● AIM
Will you output the lines between the ones holding "Write a Python" and "from matplotlib.patches import PathPatch", inclusive, exactly as they stand, and only those lines, with the pictures left out?

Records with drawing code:
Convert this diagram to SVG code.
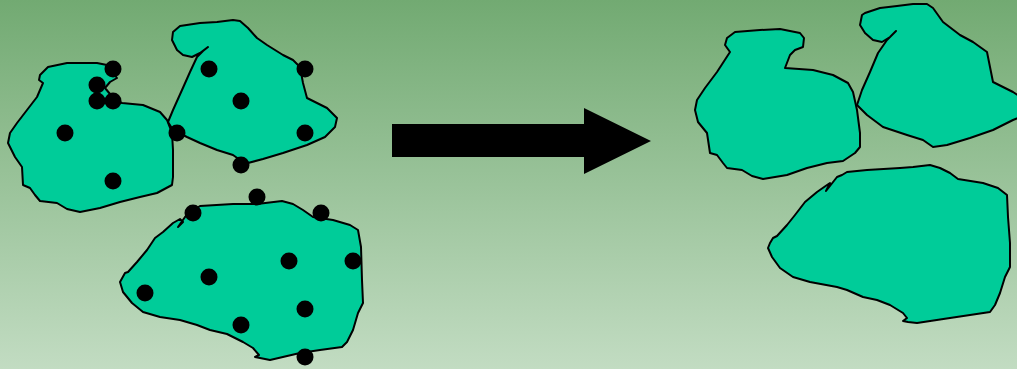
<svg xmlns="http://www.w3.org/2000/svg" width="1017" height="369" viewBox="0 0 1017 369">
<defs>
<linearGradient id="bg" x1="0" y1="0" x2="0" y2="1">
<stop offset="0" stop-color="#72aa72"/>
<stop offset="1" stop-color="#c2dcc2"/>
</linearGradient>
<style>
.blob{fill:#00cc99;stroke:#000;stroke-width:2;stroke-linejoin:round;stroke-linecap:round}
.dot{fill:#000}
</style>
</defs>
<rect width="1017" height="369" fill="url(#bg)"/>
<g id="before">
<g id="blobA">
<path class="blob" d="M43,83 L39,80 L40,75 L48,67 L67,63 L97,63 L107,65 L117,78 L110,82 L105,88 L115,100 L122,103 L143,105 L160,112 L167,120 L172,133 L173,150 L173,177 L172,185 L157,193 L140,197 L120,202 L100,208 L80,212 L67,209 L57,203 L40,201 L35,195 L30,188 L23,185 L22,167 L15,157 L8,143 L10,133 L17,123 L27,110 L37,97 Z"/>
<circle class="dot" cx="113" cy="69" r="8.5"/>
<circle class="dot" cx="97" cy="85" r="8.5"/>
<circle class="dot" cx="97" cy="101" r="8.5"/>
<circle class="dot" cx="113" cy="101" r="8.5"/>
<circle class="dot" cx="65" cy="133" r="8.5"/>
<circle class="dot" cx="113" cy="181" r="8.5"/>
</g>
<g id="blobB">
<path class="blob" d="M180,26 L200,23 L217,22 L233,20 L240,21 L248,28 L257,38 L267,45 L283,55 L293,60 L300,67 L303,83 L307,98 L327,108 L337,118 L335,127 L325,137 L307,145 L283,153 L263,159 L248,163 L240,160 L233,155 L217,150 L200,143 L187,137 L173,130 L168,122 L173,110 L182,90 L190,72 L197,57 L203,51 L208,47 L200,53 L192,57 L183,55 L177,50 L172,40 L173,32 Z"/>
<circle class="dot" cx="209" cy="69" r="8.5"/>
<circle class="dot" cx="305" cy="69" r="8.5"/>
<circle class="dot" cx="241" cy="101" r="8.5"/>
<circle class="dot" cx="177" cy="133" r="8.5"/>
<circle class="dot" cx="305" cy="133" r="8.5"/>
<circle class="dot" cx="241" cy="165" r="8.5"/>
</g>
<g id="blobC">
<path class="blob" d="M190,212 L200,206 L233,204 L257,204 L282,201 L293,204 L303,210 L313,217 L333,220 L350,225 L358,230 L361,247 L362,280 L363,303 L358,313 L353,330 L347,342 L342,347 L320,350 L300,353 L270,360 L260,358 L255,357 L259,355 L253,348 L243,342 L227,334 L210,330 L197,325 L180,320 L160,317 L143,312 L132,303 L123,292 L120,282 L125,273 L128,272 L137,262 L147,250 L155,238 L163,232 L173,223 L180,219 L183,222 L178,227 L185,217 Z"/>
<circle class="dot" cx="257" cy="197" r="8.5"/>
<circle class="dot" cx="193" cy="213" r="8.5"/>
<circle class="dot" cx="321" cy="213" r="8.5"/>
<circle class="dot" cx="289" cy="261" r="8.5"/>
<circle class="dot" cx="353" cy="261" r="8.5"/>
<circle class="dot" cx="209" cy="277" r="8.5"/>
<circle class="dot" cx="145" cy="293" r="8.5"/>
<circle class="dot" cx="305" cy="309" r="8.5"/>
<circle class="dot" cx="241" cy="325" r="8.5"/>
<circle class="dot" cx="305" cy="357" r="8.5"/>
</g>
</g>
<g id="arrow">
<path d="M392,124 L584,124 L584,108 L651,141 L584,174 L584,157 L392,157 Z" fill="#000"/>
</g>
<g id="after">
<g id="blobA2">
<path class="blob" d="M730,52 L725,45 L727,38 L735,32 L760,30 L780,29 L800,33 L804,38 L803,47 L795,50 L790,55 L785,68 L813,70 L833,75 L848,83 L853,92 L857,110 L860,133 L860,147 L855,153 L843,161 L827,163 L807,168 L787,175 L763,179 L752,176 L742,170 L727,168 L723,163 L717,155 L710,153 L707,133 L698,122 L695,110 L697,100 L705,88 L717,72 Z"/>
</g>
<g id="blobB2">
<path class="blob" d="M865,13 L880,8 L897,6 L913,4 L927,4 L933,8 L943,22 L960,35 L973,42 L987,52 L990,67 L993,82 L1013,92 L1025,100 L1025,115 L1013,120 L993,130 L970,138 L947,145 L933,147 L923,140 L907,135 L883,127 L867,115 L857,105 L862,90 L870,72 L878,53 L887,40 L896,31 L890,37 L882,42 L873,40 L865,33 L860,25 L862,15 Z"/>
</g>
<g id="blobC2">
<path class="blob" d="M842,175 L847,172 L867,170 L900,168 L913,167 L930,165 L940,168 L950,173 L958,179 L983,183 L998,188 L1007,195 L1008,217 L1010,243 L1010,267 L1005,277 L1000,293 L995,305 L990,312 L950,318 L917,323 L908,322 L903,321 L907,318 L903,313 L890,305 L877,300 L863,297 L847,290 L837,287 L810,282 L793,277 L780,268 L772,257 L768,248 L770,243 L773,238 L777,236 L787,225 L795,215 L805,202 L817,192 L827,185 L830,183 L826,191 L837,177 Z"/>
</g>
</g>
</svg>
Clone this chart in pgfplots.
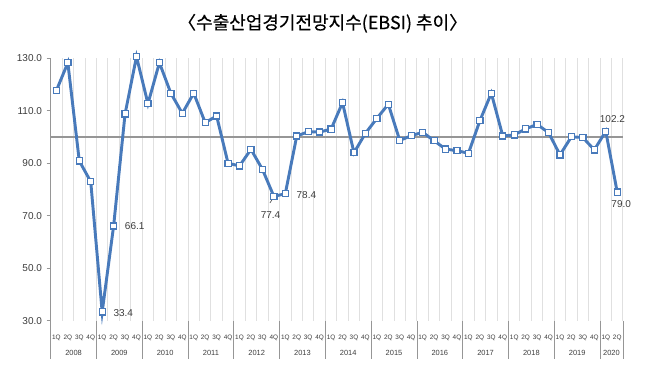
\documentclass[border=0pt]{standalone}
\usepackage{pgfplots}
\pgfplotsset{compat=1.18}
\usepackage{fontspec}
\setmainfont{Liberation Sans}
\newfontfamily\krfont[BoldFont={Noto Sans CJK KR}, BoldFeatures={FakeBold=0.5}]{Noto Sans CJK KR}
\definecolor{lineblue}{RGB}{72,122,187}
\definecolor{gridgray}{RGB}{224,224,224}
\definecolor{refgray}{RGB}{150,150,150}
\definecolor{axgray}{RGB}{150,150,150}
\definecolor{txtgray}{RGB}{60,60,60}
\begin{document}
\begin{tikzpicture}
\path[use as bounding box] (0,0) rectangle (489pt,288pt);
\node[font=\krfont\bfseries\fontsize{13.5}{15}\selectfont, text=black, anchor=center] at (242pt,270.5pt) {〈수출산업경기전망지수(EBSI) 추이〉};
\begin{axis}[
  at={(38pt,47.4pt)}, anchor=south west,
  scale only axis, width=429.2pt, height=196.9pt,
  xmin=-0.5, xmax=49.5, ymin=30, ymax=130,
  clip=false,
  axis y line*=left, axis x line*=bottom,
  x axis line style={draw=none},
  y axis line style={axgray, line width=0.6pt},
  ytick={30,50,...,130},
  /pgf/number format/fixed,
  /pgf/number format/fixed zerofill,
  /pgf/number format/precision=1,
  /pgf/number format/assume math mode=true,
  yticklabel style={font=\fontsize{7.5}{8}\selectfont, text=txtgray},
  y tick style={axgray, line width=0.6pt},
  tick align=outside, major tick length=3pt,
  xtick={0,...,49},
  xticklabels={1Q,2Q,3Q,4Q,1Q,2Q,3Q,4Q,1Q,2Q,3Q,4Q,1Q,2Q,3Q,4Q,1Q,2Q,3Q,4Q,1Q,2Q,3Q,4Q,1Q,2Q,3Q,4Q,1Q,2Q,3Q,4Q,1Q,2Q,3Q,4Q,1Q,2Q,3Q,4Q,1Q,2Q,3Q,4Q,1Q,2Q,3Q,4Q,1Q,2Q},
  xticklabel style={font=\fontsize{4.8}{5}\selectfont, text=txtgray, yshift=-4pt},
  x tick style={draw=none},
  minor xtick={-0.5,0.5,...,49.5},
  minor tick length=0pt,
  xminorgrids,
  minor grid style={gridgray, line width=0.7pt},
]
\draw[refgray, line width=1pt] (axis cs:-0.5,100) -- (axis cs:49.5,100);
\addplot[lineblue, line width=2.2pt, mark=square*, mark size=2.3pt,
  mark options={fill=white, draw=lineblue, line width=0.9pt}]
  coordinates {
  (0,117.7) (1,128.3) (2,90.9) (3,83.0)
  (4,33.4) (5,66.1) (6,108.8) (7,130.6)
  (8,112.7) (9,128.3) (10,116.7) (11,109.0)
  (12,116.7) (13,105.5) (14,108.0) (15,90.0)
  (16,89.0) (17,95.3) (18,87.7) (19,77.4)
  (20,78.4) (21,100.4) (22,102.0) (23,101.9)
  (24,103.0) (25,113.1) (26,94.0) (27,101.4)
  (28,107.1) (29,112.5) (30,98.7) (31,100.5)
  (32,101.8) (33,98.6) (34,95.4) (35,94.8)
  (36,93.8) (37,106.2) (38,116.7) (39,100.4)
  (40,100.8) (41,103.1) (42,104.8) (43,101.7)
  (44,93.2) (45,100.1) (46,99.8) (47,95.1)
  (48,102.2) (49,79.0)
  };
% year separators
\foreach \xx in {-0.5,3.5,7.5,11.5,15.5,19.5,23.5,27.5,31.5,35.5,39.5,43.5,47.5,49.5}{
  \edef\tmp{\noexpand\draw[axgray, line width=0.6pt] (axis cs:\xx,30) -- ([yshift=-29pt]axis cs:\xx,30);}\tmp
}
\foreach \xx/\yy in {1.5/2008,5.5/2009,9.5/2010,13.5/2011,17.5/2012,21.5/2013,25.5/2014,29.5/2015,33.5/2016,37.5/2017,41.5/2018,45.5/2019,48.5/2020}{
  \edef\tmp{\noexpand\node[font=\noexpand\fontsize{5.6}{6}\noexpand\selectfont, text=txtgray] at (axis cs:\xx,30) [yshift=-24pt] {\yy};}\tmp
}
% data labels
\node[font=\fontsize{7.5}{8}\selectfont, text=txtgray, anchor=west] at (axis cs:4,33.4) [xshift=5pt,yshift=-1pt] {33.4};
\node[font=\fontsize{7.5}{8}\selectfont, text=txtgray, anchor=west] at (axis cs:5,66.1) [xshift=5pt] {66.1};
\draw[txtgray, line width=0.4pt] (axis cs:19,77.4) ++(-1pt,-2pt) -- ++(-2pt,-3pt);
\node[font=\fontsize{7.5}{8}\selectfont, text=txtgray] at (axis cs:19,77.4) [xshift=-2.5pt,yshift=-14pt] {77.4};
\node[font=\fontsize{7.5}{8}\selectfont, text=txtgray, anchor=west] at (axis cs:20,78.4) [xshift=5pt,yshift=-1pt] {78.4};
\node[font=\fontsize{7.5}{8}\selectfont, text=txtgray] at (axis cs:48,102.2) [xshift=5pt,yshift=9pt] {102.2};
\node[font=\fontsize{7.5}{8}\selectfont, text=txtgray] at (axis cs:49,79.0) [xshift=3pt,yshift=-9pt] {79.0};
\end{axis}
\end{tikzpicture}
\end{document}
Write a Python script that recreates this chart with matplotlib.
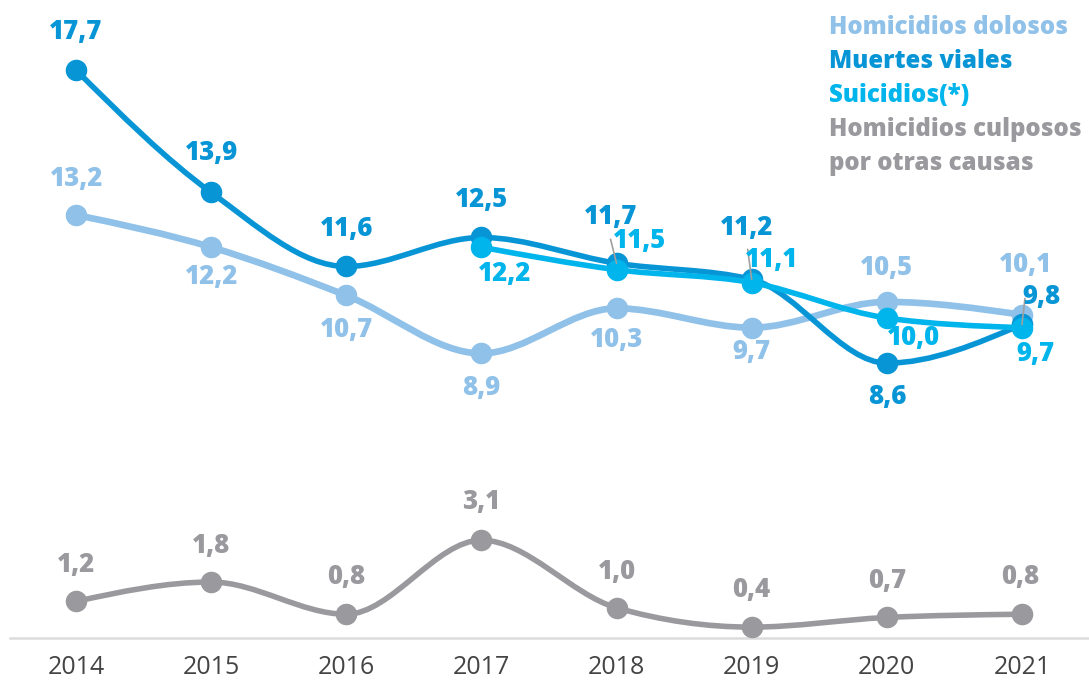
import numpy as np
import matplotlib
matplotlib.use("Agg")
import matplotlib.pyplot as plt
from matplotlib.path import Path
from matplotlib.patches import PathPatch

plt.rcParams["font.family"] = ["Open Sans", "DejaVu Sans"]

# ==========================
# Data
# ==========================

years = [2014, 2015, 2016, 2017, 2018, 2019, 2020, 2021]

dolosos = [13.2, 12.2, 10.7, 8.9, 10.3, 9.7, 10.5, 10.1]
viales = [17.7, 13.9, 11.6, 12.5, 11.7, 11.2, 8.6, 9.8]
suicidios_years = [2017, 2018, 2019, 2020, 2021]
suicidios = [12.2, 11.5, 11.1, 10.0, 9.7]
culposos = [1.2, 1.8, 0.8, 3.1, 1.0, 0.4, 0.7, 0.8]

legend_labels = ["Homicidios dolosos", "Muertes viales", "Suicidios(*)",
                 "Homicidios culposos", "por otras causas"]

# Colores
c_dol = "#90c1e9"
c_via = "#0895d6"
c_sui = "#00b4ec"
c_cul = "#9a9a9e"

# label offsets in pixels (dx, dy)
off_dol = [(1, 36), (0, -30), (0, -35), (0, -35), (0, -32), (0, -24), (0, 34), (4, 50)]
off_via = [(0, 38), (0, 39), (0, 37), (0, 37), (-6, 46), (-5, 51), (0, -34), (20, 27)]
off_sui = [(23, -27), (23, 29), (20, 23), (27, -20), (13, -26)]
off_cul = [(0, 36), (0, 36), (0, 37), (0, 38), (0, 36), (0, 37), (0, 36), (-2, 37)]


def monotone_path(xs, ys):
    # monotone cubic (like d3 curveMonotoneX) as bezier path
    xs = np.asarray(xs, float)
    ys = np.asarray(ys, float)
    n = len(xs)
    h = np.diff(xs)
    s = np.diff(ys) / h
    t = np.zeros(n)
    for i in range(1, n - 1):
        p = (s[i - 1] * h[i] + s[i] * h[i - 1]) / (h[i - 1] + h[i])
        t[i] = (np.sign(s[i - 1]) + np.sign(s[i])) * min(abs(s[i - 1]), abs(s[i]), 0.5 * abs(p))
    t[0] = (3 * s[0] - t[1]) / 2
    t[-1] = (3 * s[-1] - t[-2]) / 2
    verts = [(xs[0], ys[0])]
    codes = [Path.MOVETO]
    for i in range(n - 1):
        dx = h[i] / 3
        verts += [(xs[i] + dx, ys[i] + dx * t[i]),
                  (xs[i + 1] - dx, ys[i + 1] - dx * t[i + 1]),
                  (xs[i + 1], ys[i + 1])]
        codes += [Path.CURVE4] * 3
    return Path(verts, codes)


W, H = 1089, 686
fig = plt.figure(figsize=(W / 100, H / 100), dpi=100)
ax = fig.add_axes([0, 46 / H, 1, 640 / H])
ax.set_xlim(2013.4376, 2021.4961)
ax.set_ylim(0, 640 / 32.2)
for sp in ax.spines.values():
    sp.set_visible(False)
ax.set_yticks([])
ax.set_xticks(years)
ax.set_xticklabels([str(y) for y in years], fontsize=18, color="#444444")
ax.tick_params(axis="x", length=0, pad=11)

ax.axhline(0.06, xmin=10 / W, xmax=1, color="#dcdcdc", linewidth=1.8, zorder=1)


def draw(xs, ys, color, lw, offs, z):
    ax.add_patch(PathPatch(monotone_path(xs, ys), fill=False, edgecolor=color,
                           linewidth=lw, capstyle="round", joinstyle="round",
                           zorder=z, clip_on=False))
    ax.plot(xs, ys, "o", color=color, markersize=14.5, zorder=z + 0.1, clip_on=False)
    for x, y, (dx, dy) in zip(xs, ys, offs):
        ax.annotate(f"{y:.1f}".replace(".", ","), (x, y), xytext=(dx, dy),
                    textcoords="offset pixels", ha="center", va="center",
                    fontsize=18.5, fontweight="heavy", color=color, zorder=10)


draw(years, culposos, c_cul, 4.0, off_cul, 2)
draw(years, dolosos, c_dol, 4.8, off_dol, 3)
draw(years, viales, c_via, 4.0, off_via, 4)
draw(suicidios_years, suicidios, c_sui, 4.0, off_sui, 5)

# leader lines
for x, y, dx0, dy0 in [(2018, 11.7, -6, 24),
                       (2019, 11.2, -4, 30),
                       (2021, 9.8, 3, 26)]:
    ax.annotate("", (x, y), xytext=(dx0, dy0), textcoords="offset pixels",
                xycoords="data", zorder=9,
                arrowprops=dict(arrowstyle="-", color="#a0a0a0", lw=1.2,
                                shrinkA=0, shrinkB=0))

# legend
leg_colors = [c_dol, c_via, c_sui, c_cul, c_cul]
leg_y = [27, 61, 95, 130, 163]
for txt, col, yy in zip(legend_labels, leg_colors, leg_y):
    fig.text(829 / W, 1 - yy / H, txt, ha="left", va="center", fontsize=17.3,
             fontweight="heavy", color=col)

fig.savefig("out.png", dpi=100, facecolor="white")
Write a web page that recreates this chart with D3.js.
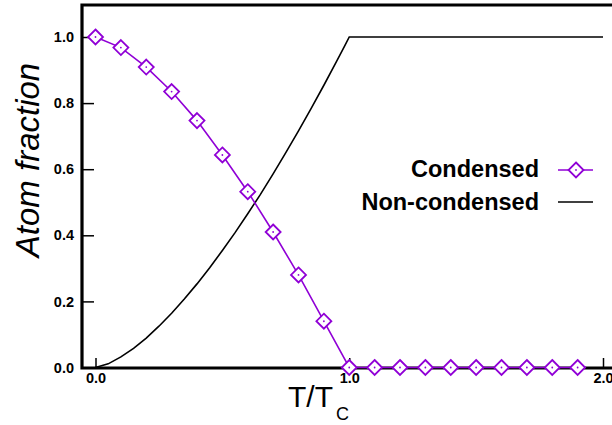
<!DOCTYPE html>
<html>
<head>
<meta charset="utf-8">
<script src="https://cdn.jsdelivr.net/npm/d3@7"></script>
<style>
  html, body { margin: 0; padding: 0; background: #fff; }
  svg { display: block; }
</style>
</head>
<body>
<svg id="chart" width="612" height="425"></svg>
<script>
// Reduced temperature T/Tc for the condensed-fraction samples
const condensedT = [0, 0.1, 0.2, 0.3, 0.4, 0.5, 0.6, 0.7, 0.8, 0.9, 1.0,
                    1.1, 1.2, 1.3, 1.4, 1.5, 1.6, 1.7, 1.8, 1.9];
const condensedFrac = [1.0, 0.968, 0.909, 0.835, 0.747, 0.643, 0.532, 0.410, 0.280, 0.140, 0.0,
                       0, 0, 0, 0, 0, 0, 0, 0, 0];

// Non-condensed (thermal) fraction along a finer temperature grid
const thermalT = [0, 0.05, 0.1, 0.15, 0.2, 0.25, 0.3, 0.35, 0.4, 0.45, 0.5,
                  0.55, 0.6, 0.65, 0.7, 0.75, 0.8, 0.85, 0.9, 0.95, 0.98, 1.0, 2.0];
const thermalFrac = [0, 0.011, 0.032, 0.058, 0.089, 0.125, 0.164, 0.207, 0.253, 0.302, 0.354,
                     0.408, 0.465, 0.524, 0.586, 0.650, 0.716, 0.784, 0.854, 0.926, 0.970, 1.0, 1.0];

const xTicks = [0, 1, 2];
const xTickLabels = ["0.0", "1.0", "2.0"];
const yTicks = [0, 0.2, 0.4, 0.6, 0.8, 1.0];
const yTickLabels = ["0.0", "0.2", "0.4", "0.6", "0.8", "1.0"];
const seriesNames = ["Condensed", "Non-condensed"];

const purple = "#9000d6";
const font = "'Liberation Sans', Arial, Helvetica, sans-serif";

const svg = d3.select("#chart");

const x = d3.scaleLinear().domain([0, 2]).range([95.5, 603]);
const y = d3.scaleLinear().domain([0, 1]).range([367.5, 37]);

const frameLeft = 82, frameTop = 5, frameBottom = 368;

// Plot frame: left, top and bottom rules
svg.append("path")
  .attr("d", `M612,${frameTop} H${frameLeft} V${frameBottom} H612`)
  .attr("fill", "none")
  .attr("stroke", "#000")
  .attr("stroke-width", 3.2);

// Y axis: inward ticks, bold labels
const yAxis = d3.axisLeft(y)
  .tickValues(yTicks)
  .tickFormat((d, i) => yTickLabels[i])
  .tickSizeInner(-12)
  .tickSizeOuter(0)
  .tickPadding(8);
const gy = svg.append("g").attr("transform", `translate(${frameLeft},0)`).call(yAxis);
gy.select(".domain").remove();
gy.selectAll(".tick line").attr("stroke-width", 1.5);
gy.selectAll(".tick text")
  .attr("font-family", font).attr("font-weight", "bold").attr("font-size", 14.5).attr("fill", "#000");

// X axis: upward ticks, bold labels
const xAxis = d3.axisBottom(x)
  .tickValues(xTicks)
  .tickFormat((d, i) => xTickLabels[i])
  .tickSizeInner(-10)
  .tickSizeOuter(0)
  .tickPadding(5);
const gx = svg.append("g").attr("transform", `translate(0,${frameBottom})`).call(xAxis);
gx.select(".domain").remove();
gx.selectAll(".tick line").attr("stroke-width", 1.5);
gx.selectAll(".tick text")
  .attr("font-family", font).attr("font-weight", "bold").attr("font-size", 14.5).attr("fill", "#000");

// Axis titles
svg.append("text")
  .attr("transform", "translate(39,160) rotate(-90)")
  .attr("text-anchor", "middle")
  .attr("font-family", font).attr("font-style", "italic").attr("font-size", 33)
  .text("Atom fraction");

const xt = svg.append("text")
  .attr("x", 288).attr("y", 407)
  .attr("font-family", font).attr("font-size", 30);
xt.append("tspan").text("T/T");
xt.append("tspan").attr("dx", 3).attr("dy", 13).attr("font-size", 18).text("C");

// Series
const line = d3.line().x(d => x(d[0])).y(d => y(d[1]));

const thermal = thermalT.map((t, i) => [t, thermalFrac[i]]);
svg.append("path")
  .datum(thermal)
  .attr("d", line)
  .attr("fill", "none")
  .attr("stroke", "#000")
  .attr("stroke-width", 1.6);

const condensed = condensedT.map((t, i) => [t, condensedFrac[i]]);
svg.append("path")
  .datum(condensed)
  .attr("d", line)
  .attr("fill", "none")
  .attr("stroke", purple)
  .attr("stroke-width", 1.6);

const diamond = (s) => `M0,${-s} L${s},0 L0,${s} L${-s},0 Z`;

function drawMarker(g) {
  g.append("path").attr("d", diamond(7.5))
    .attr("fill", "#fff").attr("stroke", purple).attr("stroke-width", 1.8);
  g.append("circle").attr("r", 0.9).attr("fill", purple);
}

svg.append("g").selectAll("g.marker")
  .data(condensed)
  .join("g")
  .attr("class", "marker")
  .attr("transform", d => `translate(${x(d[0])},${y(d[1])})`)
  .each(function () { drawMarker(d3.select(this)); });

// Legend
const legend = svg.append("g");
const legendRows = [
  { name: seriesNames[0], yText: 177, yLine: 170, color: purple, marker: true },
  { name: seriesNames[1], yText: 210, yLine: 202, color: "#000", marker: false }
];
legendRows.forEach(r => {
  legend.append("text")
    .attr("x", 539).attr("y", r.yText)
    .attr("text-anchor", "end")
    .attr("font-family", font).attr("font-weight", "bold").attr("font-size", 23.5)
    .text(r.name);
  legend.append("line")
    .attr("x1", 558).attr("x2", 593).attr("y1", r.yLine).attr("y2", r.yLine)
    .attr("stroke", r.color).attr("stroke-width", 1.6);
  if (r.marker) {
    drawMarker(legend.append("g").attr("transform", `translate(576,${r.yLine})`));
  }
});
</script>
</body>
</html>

● FULL RESPONSE
Write a Python script that recreates this chart with matplotlib.
import numpy as np
import matplotlib
matplotlib.use("Agg")
import matplotlib.pyplot as plt
from matplotlib.path import Path
from matplotlib.patches import PathPatch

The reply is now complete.